SET EXERCISE: Print exactly the lines from the first one down to the line containing "import * as echarts from 'echarts';", both ends included, with no pictures and nothing else.

****************

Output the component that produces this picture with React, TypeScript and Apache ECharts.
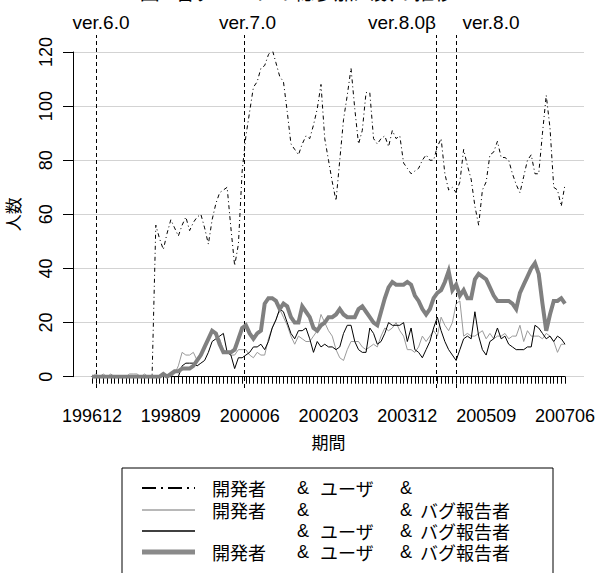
import React, { useEffect, useRef } from 'react';
import * as echarts from 'echarts';

// ---------- data ----------
const START_YEAR = 1996;
const START_MONTH = 12;
const MONTH_COUNT = 127;
const months: string[] = [];
for (let i = 0; i < MONTH_COUNT; i++) {
  const t = START_MONTH - 1 + i;
  const y = START_YEAR + Math.floor(t / 12);
  const m = (t % 12) + 1;
  months.push(`${y}${m < 10 ? '0' + m : m}`);
}

// 開発者 & ユーザ &
const devUser = [
  0, 0, 0, 0, 0, 0, 0, 0, 0, 0,
  0, 0, 0, 0, 0, 0, 0, 56, 51, 47,
  53, 58, 55, 52, 56, 59, 54, 57, 59, 60,
  55, 49, 58, 64, 68, 69, 70, 55, 41, 49,
  76, 89, 98, 107, 109, 114, 115, 119, 121, 116,
  111, 109, 98, 86, 84, 82, 86, 89, 88, 93,
  99, 108, 88, 80, 72, 65, 80, 95, 104, 114,
  99, 86, 91, 105, 105, 88, 86, 88, 89, 85,
  91, 88, 89, 79, 77, 75, 76, 77, 80, 82,
  80, 80, 85, 88, 75, 69, 70, 68, 72, 84,
  78, 73, 63, 56, 69, 72, 82, 83, 87, 81,
  81, 80, 75, 71, 68, 74, 80, 82, 75, 75,
  90, 104, 92, 70, 69, 63, 71,
];

// 開発者 & & バグ報告者
const devBug = [
  0, 1, 0, 1, 0, 1, 0, 0, 0, 0,
  1, 1, 1, 0, 1, 0, 0, 0, 0, 0,
  0, 0, 1, 4, 9, 8, 8, 9, 6, 9,
  11, 14, 17, 15, 14, 10, 9, 8, 8, 10,
  10, 10, 8, 7, 9, 8, 8, 14, 18, 21,
  25, 22, 19, 15, 12, 15, 14, 13, 13, 15,
  17, 23, 20, 17, 15, 10, 7, 6, 10, 13,
  13, 13, 11, 10, 11, 12, 11, 15, 18, 17,
  18, 20, 17, 15, 10, 10, 9, 11, 15, 13,
  15, 17, 15, 22, 19, 17, 20, 27, 28, 15,
  16, 15, 15, 16, 17, 14, 16, 14, 15, 15,
  16, 14, 15, 15, 19, 13, 17, 15, 15, 15,
  14, 16, 15, 13, 9, 12, 12,
];

// & ユーザ & バグ報告者
const userBug = [
  0, 0, 0, 0, 0, 0, 0, 0, 0, 0,
  0, 0, 0, 0, 0, 0, 0, 0, 0, 0,
  0, 0, 0, 0, 4, 5, 5, 5, 4, 5,
  6, 9, 13, 14, 15, 16, 9, 8, 3, 7,
  7, 8, 9, 11, 11, 12, 10, 13, 18, 21,
  25, 24, 20, 16, 14, 17, 17, 18, 14, 9,
  13, 11, 12, 11, 11, 10, 11, 16, 19, 19,
  13, 10, 9, 9, 18, 16, 12, 13, 16, 20,
  19, 19, 19, 20, 13, 18, 10, 9, 7, 10,
  13, 18, 22, 17, 13, 10, 8, 6, 10, 14,
  15, 14, 24, 15, 10, 8, 13, 14, 18, 14,
  15, 12, 11, 10, 10, 10, 11, 11, 19, 18,
  16, 14, 15, 13, 15, 14, 12,
];

// 開発者 & ユーザ & バグ報告者
const allThree = [
  0, 0, 0, 0, 0, 0, 0, 0, 0, 0,
  0, 0, 0, 0, 0, 0, 0, 0, 0, 1,
  0, 1, 2, 2, 3, 3, 3, 4, 6, 8,
  11, 14, 17, 16, 12, 9, 9, 9, 10, 14,
  18, 19, 16, 14, 16, 17, 27, 29, 29, 28,
  25, 27, 26, 22, 20, 20, 26, 24, 22, 18,
  17, 19, 20, 22, 22, 23, 25, 23, 22, 22,
  22, 25, 26, 24, 22, 20, 19, 24, 29, 33,
  35, 34, 34, 34, 35, 34, 30, 28, 25, 23,
  25, 29, 31, 32, 35, 39, 32, 34, 30, 32,
  29, 29, 36, 38, 37, 36, 33, 30, 28, 28,
  28, 28, 27, 25, 31, 34, 37, 40, 42, 38,
  27, 17, 23, 28, 28, 29, 27,
];

// release markers (position in months from 199612)
const versionNames = ['ver.6.0', 'ver.7.0', 'ver.8.0β', 'ver.8.0'];
const versionAt = [1, 40.6, 91.8, 97];

const legendRows = [
  ['開発者', '&', 'ユーザ', '&', ''],
  ['開発者', '&', '', '&', 'バグ報告者'],
  ['', '&', 'ユーザ', '&', 'バグ報告者'],
  ['開発者', '&', 'ユーザ', '&', 'バグ報告者'],
];

const TITLE = '図4 各グループの総参加人数の推移';

// ---------- styles ----------
const LATIN = '"Liberation Sans", Arial, "Noto Sans CJK JP", sans-serif';
const CJK = '"Noto Sans CJK JP", "Liberation Sans", sans-serif';
const DASHDOT = [4, 3, 1, 3];
const seriesStyles = [
  { color: '#000000', width: 1, type: DASHDOT as any },
  { color: '#9a9a9a', width: 1, type: 'solid' },
  { color: '#000000', width: 1, type: 'solid' },
  { color: '#808080', width: 4, type: 'solid' },
];
const legendLineStyles = [
  { stroke: '#000', lineWidth: 2, lineDash: [14, 5, 2, 5] },
  { stroke: '#a0a0a0', lineWidth: 1.5, lineDash: null },
  { stroke: '#000', lineWidth: 1.5, lineDash: null },
  { stroke: '#8a8a8a', lineWidth: 5, lineDash: null },
];

function buildOption() {
  const seriesData = [devUser, devBug, userBug, allThree];
  const series: any[] = seriesData.map((d, i) => ({
    type: 'line',
    xAxisIndex: 0,
    yAxisIndex: 0,
    data: d,
    symbol: 'none',
    showSymbol: false,
    silent: true,
    z: 2 + i,
    lineStyle: { ...seriesStyles[i], cap: 'butt', join: 'miter' },
  }));
  series.push({
    type: 'line',
    xAxisIndex: 2,
    yAxisIndex: 2,
    data: [],
    symbol: 'none',
    silent: true,
    z: 1,
    markLine: {
      silent: true,
      symbol: 'none',
      animation: false,
      label: { show: false },
      lineStyle: { color: '#000', width: 1, type: [4, 3] },
      data: versionAt.map((v) => ({ xAxis: v })),
    },
  });

  const legendX = { line1: 142, line2: 195, cols: [212, 297, 320, 400, 420] };
  const legendY = [488, 510, 531, 552];
  const graphic: any[] = [
    {
      type: 'text',
      left: 'center',
      top: -19,
      style: { text: TITLE, font: `20px ${CJK}`, fill: '#000' },
    },
    {
      type: 'rect',
      shape: { x: 122, y: 468, width: 431, height: 130 },
      style: { fill: '#fff', stroke: '#000', lineWidth: 1 },
      z: 10,
    },
  ];
  const versionLabelX = [101, 247.5, 402, 491];
  versionNames.forEach((name, i) => {
    graphic.push({
      type: 'text',
      x: versionLabelX[i],
      y: 22,
      z: 10,
      style: {
        text: name,
        font: `19px ${LATIN}`,
        fill: '#000',
        align: 'center',
        verticalAlign: 'middle',
      },
    });
  });
  legendRows.forEach((row, r) => {
    const ls = legendLineStyles[r];
    graphic.push({
      type: 'line',
      z: 11,
      shape: { x1: legendX.line1, y1: legendY[r], x2: legendX.line2, y2: legendY[r] },
      style: { stroke: ls.stroke, lineWidth: ls.lineWidth, lineDash: ls.lineDash || undefined },
    });
    row.forEach((t, c) => {
      if (!t) return;
      graphic.push({
        type: 'text',
        z: 11,
        x: legendX.cols[c],
        y: legendY[r],
        style: {
          text: t,
          font: `18px ${t === '&' ? LATIN : CJK}`,
          lineHeight: 18,
          fill: '#000',
          align: 'left',
          verticalAlign: 'middle',
        },
      });
    });
  });

  return {
    animation: false,
    backgroundColor: '#ffffff',
    textStyle: { fontFamily: LATIN, color: '#000' },
    grid: [
      { left: 92, right: 30, top: 52, bottom: 196.3, containLabel: false, outerBoundsMode: 'none' },
      { left: 73, right: 11, top: 52, bottom: 196.3, containLabel: false, outerBoundsMode: 'none' },
      { left: 92, right: 30, top: 35, bottom: 185, containLabel: false, outerBoundsMode: 'none' },
    ],
    xAxis: [
      {
        gridIndex: 0,
        type: 'category',
        data: months,
        boundaryGap: false,
        offset: 11,
        axisLine: { show: true, lineStyle: { color: '#000', width: 1 } },
        axisTick: { show: true, interval: 0, length: 7, lineStyle: { color: '#000', width: 1 } },
        axisLabel: { interval: 20, fontSize: 18, color: '#000', fontFamily: LATIN, margin: 19 },
        splitLine: { show: false },
        name: '期間',
        nameLocation: 'middle',
        nameGap: 45,
        nameTextStyle: { fontSize: 17, fontFamily: CJK, color: '#000' },
      },
      { gridIndex: 1, type: 'value', min: 0, max: 1, show: false },
      { gridIndex: 2, type: 'value', min: 0, max: 126, show: false },
    ],
    yAxis: [
      { gridIndex: 0, type: 'value', min: 0, max: 120, show: false },
      {
        gridIndex: 1,
        type: 'value',
        min: 0,
        max: 120,
        interval: 20,
        axisLine: { show: true, lineStyle: { color: '#000', width: 1 } },
        axisTick: { show: true, length: 10, lineStyle: { color: '#000', width: 1 } },
        axisLabel: { rotate: 90, fontSize: 18, color: '#000', fontFamily: LATIN, margin: 18 },
        splitLine: { show: true, lineStyle: { color: '#d3d3d3', width: 1 } },
        name: '人数',
        nameLocation: 'middle',
        nameRotate: 90,
        nameGap: 52,
        nameTextStyle: { fontSize: 17, fontFamily: CJK, color: '#000' },
      },
      { gridIndex: 2, type: 'value', min: 0, max: 1, show: false },
    ],
    series,
    graphic,
  };
}

export default function App() {
  const ref = useRef<HTMLDivElement>(null);
  useEffect(() => {
    if (!ref.current) return;
    const chart = echarts.init(ref.current, null, { renderer: 'svg' });
    chart.setOption(buildOption() as any);
    return () => chart.dispose();
  }, []);
  return (
    <div
      ref={ref}
      style={{ position: 'fixed', left: 0, top: 0, width: 595, height: 573, background: '#fff' }}
    />
  );
}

****************

RESPONSE TO THIS EXERCISE:
Output the component that produces this picture with React, TypeScript and Apache ECharts.
import React, { useEffect, useRef } from 'react';
import * as echarts from 'echarts';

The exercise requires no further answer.